Cash flows statements
A cash flow financial statement only reflects the cash aspect of a company’s assets — cash receipts and cash payments in a given financial period. As such, it’s mainly concerned with assessing factors such as company liquidity, solvency, and ability to meet financial obligations (including paying dividends to shareholders and paying off debt.)
Cash flow statements are a key accounting document that investors will typically keep their eyes on.
Fund flow statements
A fund flow statement, on the other hand, is more all-encompassing. It includes cash flows, but also factors in other assets such as a company’s inventory and receivables — i.e., future cash flows such as expected loan payments and tax refunds.
Fund flow statements are above all about full accountability. They paint a complete picture of where companies receive funds from, and where these funds are being applied. As such, they’re particularly useful for potential buyers who might want to understand all the responsibilities, debts, and earnings that they would assume upon acquiring a business.
The below table provides a summary of the differences between cash and fund flow statements.

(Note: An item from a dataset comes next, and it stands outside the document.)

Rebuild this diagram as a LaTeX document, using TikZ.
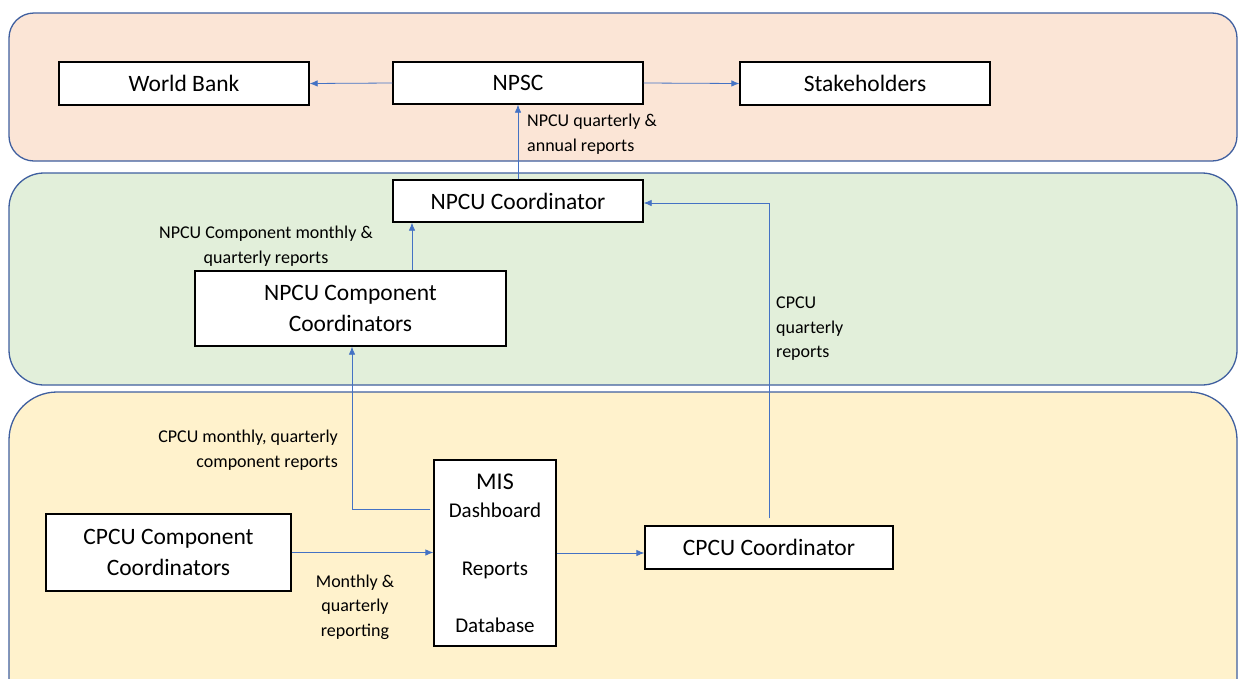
\documentclass[tikz,border=0pt]{standalone}
\usepackage{fontspec}
\setmainfont{Carlito}
\usetikzlibrary{arrows.meta}

\definecolor{bandline}{HTML}{3F5F9F}
\definecolor{peach}{HTML}{FBE5D6}
\definecolor{mint}{HTML}{E2EFDA}
\definecolor{cream}{HTML}{FFF2CC}
\definecolor{flow}{HTML}{4472C4}

\begin{document}
\begin{tikzpicture}[x=1pt,y=-1pt,
  band/.style={draw=bandline, line width=1.3pt},
  unit/.style={draw=black, fill=white, line width=1.3pt, rectangle,
    inner sep=0pt, align=center, font=\fontsize{23.5}{31.5}\selectfont},
  flowarrow/.style={draw=flow, line width=0.8pt, -{Latex[length=8pt,width=6.5pt]}},
  note/.style={inner sep=0pt, font=\fontsize{18}{24.5}\selectfont}
]
\useasboundingbox (0,0) rectangle (1238,678);
\clip (0,0) rectangle (1238,678);

% three organisational levels
\draw[band, fill=peach, rounded corners=25pt] (9,13) rectangle (1237,161);
\draw[band, fill=mint,  rounded corners=35pt] (9,173) rectangle (1237,385);
\draw[band, fill=cream, rounded corners=48pt] (9,392) rectangle (1237,740);

% units
\node[unit, minimum width=250pt, minimum height=43pt] (wb)    at (184,83.5)  {World Bank};
\node[unit, minimum width=250pt, minimum height=42pt] (npsc)  at (518,83)    {NPSC};
\node[unit, minimum width=250pt, minimum height=43pt] (stake) at (865,83.5)  {Stakeholders};
\node[unit, minimum width=250pt, minimum height=42pt] (npcuc) at (518,201)   {NPCU Coordinator};
\node[unit, minimum width=311pt, minimum height=75pt] (npcucc) at (350.5,308.5) {NPCU Component\\Coordinators};
\node[unit, minimum width=245pt, minimum height=77pt] (cpcucc) at (168.5,552.5) {CPCU Component\\Coordinators};
\node[unit, minimum width=248pt, minimum height=43pt] (cpcuc) at (769,547.5) {CPCU Coordinator};
\node[unit, minimum width=122pt, minimum height=186pt,
      font=\fontsize{21}{24}\selectfont] (mis) at (495,553)
  {{\fontsize{24}{24}\selectfont MIS}\\[4pt]Dashboard\\[34pt]Reports\\[33pt]Database};

% bend points of the routed connectors
\coordinate (upnpcu) at (412,0);
\coordinate (misbend) at (352,509);

% reporting flows
\draw[flowarrow] (npsc.west) -- (wb.east);
\draw[flowarrow] (npsc.east) -- (stake.west);
\draw[flowarrow] (npcuc.north) -- (npsc.south);
\draw[flowarrow] (npcucc.north -| upnpcu) -- (npcuc.south -| upnpcu);
\draw[flowarrow] ([xshift=-3pt]mis.west |- misbend) -- (misbend) -- (npcucc.south -| misbend);
\draw[flowarrow] (cpcucc.east) -- (cpcucc.east -| mis.west);
\draw[flowarrow] (mis.east) -- (mis.east -| cpcuc.west);
\draw[flowarrow, shorten <=7pt] (cpcuc.north) |- ([yshift=-2pt]npcuc.east);

% flow labels
\node[note, anchor=west, align=left] (lbnpsc) at (527,134) {NPCU quarterly \&\\annual reports};
\node[note, align=center] (lbcomp) at (266,246) {NPCU Component monthly \&\\quarterly reports};
\node[note, anchor=west, align=left] (lbcpcu) at (776,329) {CPCU\\quarterly\\reports};
\node[note, anchor=east, align=right] (lbmon) at (338,450) {CPCU monthly, quarterly\\component reports};
\node[note, align=center] (lbrep) at (355,607) {Monthly \&\\quarterly\\reporting};
\end{tikzpicture}
\end{document}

Cash Flow Statement | Fund Flow Statement | |
Purpose | Tracks cash inflows and outflows | Tracks movement of funds |
Scope | Focuses on cash transactions | Includes cash as well as fixed assets |
Components | Operating, financing, and investing activities | Sources and uses of funds |
Short vs long-term focus | Emphasizes immediate cash position, net income | Analyzes long-term assets and funds movement |
Liquidity emphasis | Highlights cash availability | Explores fund origins and allocations |
Financial health | Assesses cash liquidity and solvency | Evaluates overall financial health |
Investor/buyer insight | Shows cash generation, management, and how much cash a company has | Reveals sources and uses of funds |
Acquisitions | Not tailored for M&A evaluation | Used to evaluate M&A due diligence |
Purpose | Managing daily operations, assessing liquidity, budgeting | Evaluating financial health, understanding capital structure |
What is a funds flow memorandum?
A funds flow memorandum is sometimes issued by the selling company before closing the deal. The memorandum includes all of the payment and wire instructions for payments made at the end of the transaction.

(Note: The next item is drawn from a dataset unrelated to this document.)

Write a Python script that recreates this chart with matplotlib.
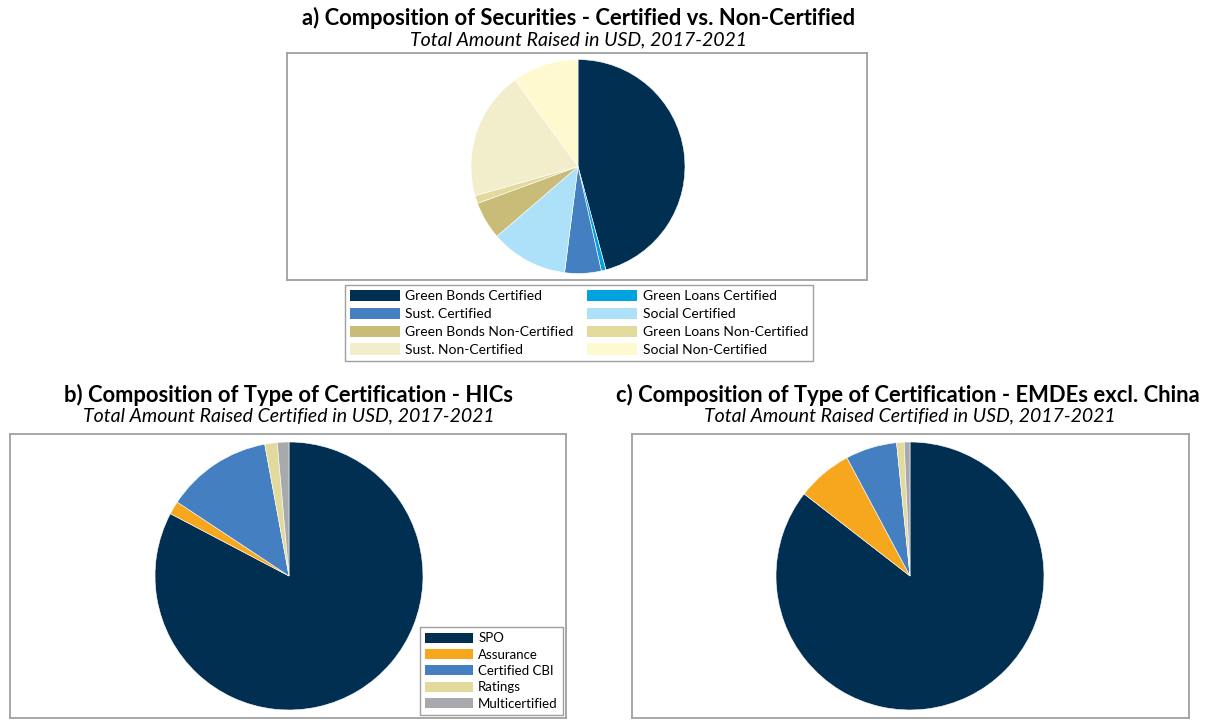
import matplotlib.pyplot as plt
from matplotlib.patches import Patch

plt.rcParams['font.family'] = ['Lato', 'DejaVu Sans']

# a) securities composition (share of total, %)
sec_labels = ['Green Bonds Certified', 'Green Loans Certified', 'Sust. Certified',
              'Social Certified', 'Green Bonds Non-Certified', 'Green Loans Non-Certified',
              'Sust. Non-Certified', 'Social Non-Certified']
sec_values = [45.8, 0.7, 5.5, 11.7, 5.7, 1.2, 19.4, 10.0]
sec_colors = ['#002f52', '#00a3e0', '#437fc1', '#ade1fa', '#c8bc78', '#e2da9c',
              '#f2eecb', '#fff9d0']

# b) / c) type of certification (%)
cert_labels = ['SPO', 'Assurance', 'Certified CBI', 'Ratings', 'Multicertified']
hic_values = [82.7, 1.6, 12.8, 1.5, 1.4]
emde_values = [85.5, 6.7, 6.2, 0.9, 0.7]
cert_colors = ['#002f52', '#f7a71d', '#437fc1', '#e2da9c', '#a8a9ad']

W, H = 1216, 720
fig = plt.figure(figsize=(12.16, 7.2), dpi=100)


def box(x0, y0, x1, y1):
    return fig.add_axes([x0 / W, 1 - y1 / H, (x1 - x0) / W, (y1 - y0) / H])


def draw_pie(ax, vals, cols, cx_px, x0, x1, y0, y1, r_px):
    ax.pie(vals, colors=cols, startangle=90, counterclock=False, radius=1,
           wedgeprops=dict(edgecolor='white', linewidth=0.4))
    s = 1.0 / r_px  # data units per pixel
    ax.set_xlim((x0 - cx_px) * s, (x1 - cx_px) * s)
    ax.set_ylim(-(y1 - y0) / 2 * s, (y1 - y0) / 2 * s)
    ax.set_aspect('auto')
    ax.set_frame_on(True)
    ax.set_xticks([])
    ax.set_yticks([])
    for sp in ax.spines.values():
        sp.set_visible(True)
        sp.set_color('#a0a0a0')
        sp.set_linewidth(1.3)


ax_a = box(287, 53, 867, 280)
draw_pie(ax_a, sec_values, sec_colors, 578, 287, 867, 53, 280, 107)

ax_b = box(10, 434, 566, 718)
draw_pie(ax_b, hic_values, cert_colors, 289, 10, 566, 434, 718, 134)

ax_c = box(632, 434, 1189, 718)
draw_pie(ax_c, emde_values, cert_colors, 910, 632, 1189, 434, 718, 134)

# titles
fig.text(579 / W, 1 - 18 / H, 'a) Composition of Securities - Certified vs. Non-Certified',
         ha='center', va='center', fontsize=15.8, fontweight='bold')
fig.text(579 / W, 1 - 40 / H, 'Total Amount Raised in USD, 2017-2021',
         ha='center', va='center', fontsize=14, style='italic')
fig.text(289 / W, 1 - 395 / H, 'b) Composition of Type of Certification - HICs',
         ha='center', va='center', fontsize=15.8, fontweight='bold')
fig.text(289 / W, 1 - 416 / H, 'Total Amount Raised Certified in USD, 2017-2021',
         ha='center', va='center', fontsize=14, style='italic')
fig.text(908 / W, 1 - 395 / H, 'c) Composition of Type of Certification - EMDEs excl. China',
         ha='center', va='center', fontsize=15.8, fontweight='bold')
fig.text(910 / W, 1 - 416 / H, 'Total Amount Raised Certified in USD, 2017-2021',
         ha='center', va='center', fontsize=14, style='italic')

# legend a: two columns, filled row by row
order = [0, 2, 4, 6, 1, 3, 5, 7]
handles = [Patch(facecolor=sec_colors[i], edgecolor='none') for i in order]
labels = [sec_labels[i] for i in order]
leg = fig.legend(handles, labels, ncol=2, loc='upper center',
                 bbox_to_anchor=(579 / W, 1 - 285 / H), fontsize=10,
                 handlelength=3.6, handleheight=0.9, handletextpad=0.4,
                 labelspacing=0.38, columnspacing=1.0, borderpad=0.35,
                 fancybox=False, framealpha=1, borderaxespad=0)
leg.get_frame().set_edgecolor('#a0a0a0')
leg.get_frame().set_linewidth(1.0)

# legend b
hb = [Patch(facecolor=c, edgecolor='none') for c in cert_colors]
legb = ax_b.legend(hb, cert_labels, loc='lower right',
                   bbox_to_anchor=((563 - 10) / 556, (718 - 715) / 284),
                   fontsize=9.5, handlelength=3.6, handleheight=0.8,
                   handletextpad=0.4, labelspacing=0.33, borderpad=0.4,
                   fancybox=False, framealpha=1, borderaxespad=0)
legb.get_frame().set_edgecolor('#a0a0a0')
legb.get_frame().set_linewidth(1.0)

fig.savefig('out.png', dpi=100)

Common wire transfers made at the closing of the deal include to the seller and to third parties on behalf of the target company — such as paying off debt, taxes, and transaction expenses.
Flow of funds template
You can see a simplified example of a flow of funds template below:
Fund Flow Statement | |
SOURCES OF FUNDS | |
Opening balance | $50,000 |
Increase in current assets | $20,000 |
Decrease in non-current assets | -$10,000 |
Cash inflows from operations | $120,000 |
Cash inflows from financing activities | $30,000 |
Total sources of funds | $190,000 |
APPLICATIONS OF FUNDS | |
Decrease in current liabilities | -$15,000 |
Increase in non-current liabilities | -$25,000 |
Provision for tax | -$10,000 |
Proposed dividend | -$20,000 |
Total applications | -$70,000 |
NET CHANGE IN FUNDS | $120,000 |
CLOSING BALANCE | $170,000 |
Conclusion
Flow of funds statements detail all of the sources and applications of the company’s funds during a fiscal year or similar period, providing stakeholders such as the buyer, lenders, or shareholders with a clear understanding of the business’ networking capital.

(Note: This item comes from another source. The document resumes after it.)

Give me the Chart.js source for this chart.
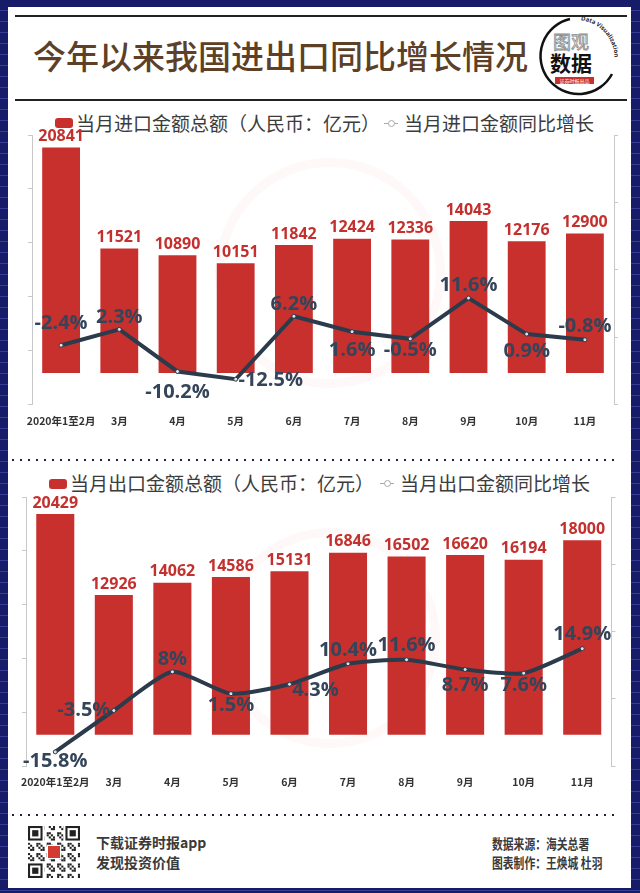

In M&A due diligence, which demands a careful and thorough examination of the target company’s financials, the flow of funds statement is one of the key documents provided by the seller to the buyer. The statement will help the buying company assess the overall financial strength of the target company, while at the same time disclosing a complete list of due receivables and payables that the acquiring side will incur.
Alongside a company’s balance sheet, income statement, and cash flow statement, the flow of funds statement is one of the main types of financial statements for understanding a company’s financials.